Despite the fact that civil society is an important channel for Norwegian development cooperation and that civil society strengthening has been a consistent objective for Norwegian support over time, Norway has no overarching strategy for its civil society support.

This sets Norway apart from other likeminded donors, which have some form of strategy or policy for their engagement with and support to civil society.

This ‘strategic gap’ of Norwegian aid has been identified as a fundamental challenge in a number of evaluations over the past years, commissioned by the Evaluation Department (see list of related publications).

The benefits of having a strategy or common framework for collective efforts towards a common goal, find support in research literature and evaluations. Some examples are given below, drawn from an Evaluation Brief for a recently published evaluation on Norway’s Support to Education in Crisis and Conflict through CSOs, Evaluation Report 9/2017.

How might a strategic framework improve Norway’s support to civil society?

  • Outline an overarching approach to the overall objective of strengthening civil society, including an articulation of how various modalities support this objective, as well as how Norway’s civil society support relates to its other assistance on democratization and good governance. It would also aid in separating between the engagement towards the overall objective of strengthening civil society and the many other objectives of Norway’s civil society support;
  • Enable better coordination between the various parts of the Norwegian aid administration which provide support to civil society, including the Ministry of Foreign Affairs, the Norwegian Embassies and Norad. The support is often towards similar objectives. A strategy could help ensure that resources pull in the same direction, and possibly reinforce each other;
  • Ensure better transparency and accountability towards partners. A clearer formulation of Norway’s goals and strategic objectives is important for allowing stakeholders to hold Norway accountable for its choices and actions;
  • Initiate and sustain discussion of challenges and dilemmas at an overall policy level. The process of formulating a strategy, which would involve stakeholders, including embassies, civil society partners, and others, could in itself contribute to important conversations about the Norwegian engagement;
  • Place Norway’s support into a wider context of international support to civil society, democratization and efforts to promote good governance;
  • Help bridge the humanitarian-development gap by formalizing coordination, processes, to ensure better integration of these fields in the Norwegian system;
  • Facilitate learning and knowledge sharing, collective rather than at an individual project basis.

The evaluation was timely, as in parallel with the evaluation process, Norad has been revising its Principles for Support to Civil Society (2009), which has also involved finding new approaches to current challenges such as the shrinking space for civil society in many countries, changing partner relations and roles for south based actors, and opportunities of new technologies.

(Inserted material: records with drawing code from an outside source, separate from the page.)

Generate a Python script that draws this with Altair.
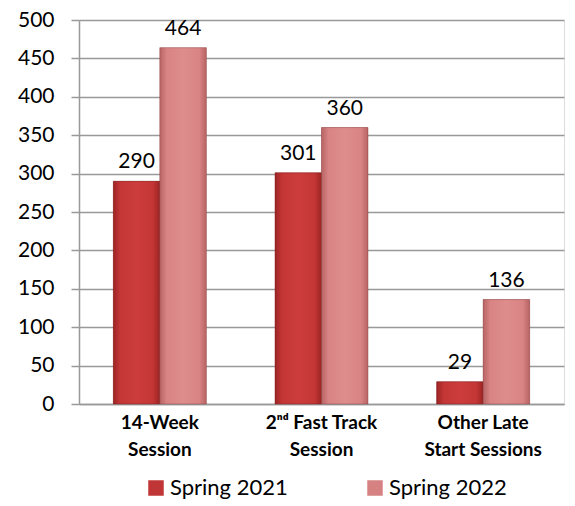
import altair as alt
import pandas as pd

categories = ["14-Week|Session", "2ⁿᵈ Fast Track|Session", "Other Late|Start Sessions"]
series = ["Spring 2021", "Spring 2022"]
spring_2021 = [290, 301, 29]
spring_2022 = [464, 360, 136]
colors = ["#c03535", "#d68282"]

rows = []
for c, a, b in zip(categories, spring_2021, spring_2022):
    rows.append({"cat": c, "series": series[0], "value": a})
    rows.append({"cat": c, "series": series[1], "value": b})
df = pd.DataFrame(rows)

FONT = "Lato"

x = alt.X("cat:N", sort=categories, title=None,
          scale=alt.Scale(paddingInner=0.425, paddingOuter=0.2125),
          axis=alt.Axis(labelExpr="split(datum.label, '|')", labelAngle=0,
                        labelFont=FONT, labelFontSize=19, labelFontWeight="bold",
                        labelColor="black", labelLineHeight=27, labelPadding=9,
                        domainColor="#999999", domainWidth=1.5, ticks=False,
                        labelBaseline="top"))
xo = alt.XOffset("series:N", sort=series, scale=alt.Scale(paddingInner=0, paddingOuter=0))
y = alt.Y("value:Q", title=None,
          scale=alt.Scale(domain=[0, 500], nice=False),
          axis=alt.Axis(values=list(range(0, 501, 50)), tickCount=20,
                        labelFont=FONT, labelFontSize=21,
                        labelColor="black", tickSize=8, tickColor="#999999", tickWidth=1.5,
                        labelPadding=17, domainColor="#999999", domainWidth=1.5,
                        gridColor="#999999", gridWidth=1.5,
                        labelOverlap=False, labelFlush=False))

bars = alt.Chart(df).mark_bar().encode(
    x=x, xOffset=xo, y=y,
    color=alt.Color("series:N", sort=series,
                    scale=alt.Scale(domain=series, range=colors),
                    legend=alt.Legend(title=None, orient="none", direction="horizontal",
                                      legendX=66, legendY=457, symbolType="square",
                                      symbolSize=240, symbolStrokeWidth=0,
                                      labelFont=FONT, labelFontSize=22, labelColor="black",
                                      columnPadding=76, labelOffset=3, labelLimit=200)),
)

grad_2021 = alt.Gradient(gradient="linear", x1=0, x2=1, y1=0, y2=0, stops=[
    alt.GradientStop(color="#9c2424", offset=0),
    alt.GradientStop(color="#c43636", offset=0.15),
    alt.GradientStop(color="#cc3c3c", offset=0.5),
    alt.GradientStop(color="#c43636", offset=0.85),
    alt.GradientStop(color="#9c2424", offset=1),
])
grad_2022 = alt.Gradient(gradient="linear", x1=0, x2=1, y1=0, y2=0, stops=[
    alt.GradientStop(color="#b96464", offset=0),
    alt.GradientStop(color="#d98484", offset=0.15),
    alt.GradientStop(color="#de8c8c", offset=0.5),
    alt.GradientStop(color="#d98484", offset=0.85),
    alt.GradientStop(color="#b96464", offset=1),
])

shade_a = alt.Chart(df).transform_filter(alt.datum.series == series[0]).mark_bar(
    color=grad_2021, stroke="#7a1c1c", strokeWidth=0.8, strokeOpacity=0.6).encode(
    x=x, xOffset=xo, y=y)
shade_b = alt.Chart(df).transform_filter(alt.datum.series == series[1]).mark_bar(
    color=grad_2022, stroke="#8a4444", strokeWidth=0.8, strokeOpacity=0.6).encode(
    x=x, xOffset=xo, y=y)

labels = alt.Chart(df).mark_text(baseline="bottom", dy=-9, font=FONT, fontSize=21,
                                 color="black").encode(
    x=x, xOffset=xo, y=y,
    text="value:Q",
)

chart = alt.layer(bars, shade_a, shade_b, labels).properties(
    width=485, height=384,
    autosize=alt.AutoSizeParams(type="none"),
    padding={"left": 71, "top": 12, "right": 3, "bottom": 98},
).configure_view(strokeWidth=0).configure(background="white")

chart.save("out.html", embed_options={"renderer": "svg", "actions": False})
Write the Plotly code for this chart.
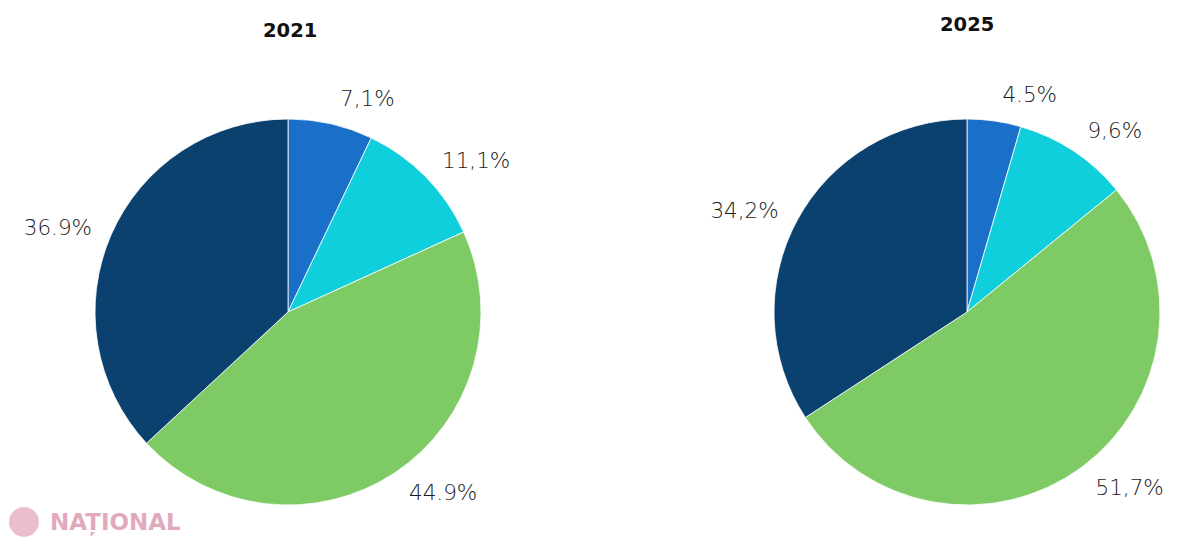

The evaluation has served as input to how Norway should address some of these challenges. The evaluation also had useful reflections and recommendations as to how Norway’s support to civil society may become more effective if allocation of resources were resulting from strategic choices based on common situation analyses, whether at country level or at overall policy level.

In the further follow up of this evaluation, in line with recommendations in the evaluation, Norad and the Ministry of Foreign Affairs may want to use the opportunity to develop a comprehensive, coordinated approach to Norwegian civil society support that would apply not only to Norad’s civil society grant, but to all of Norway’s civil society support.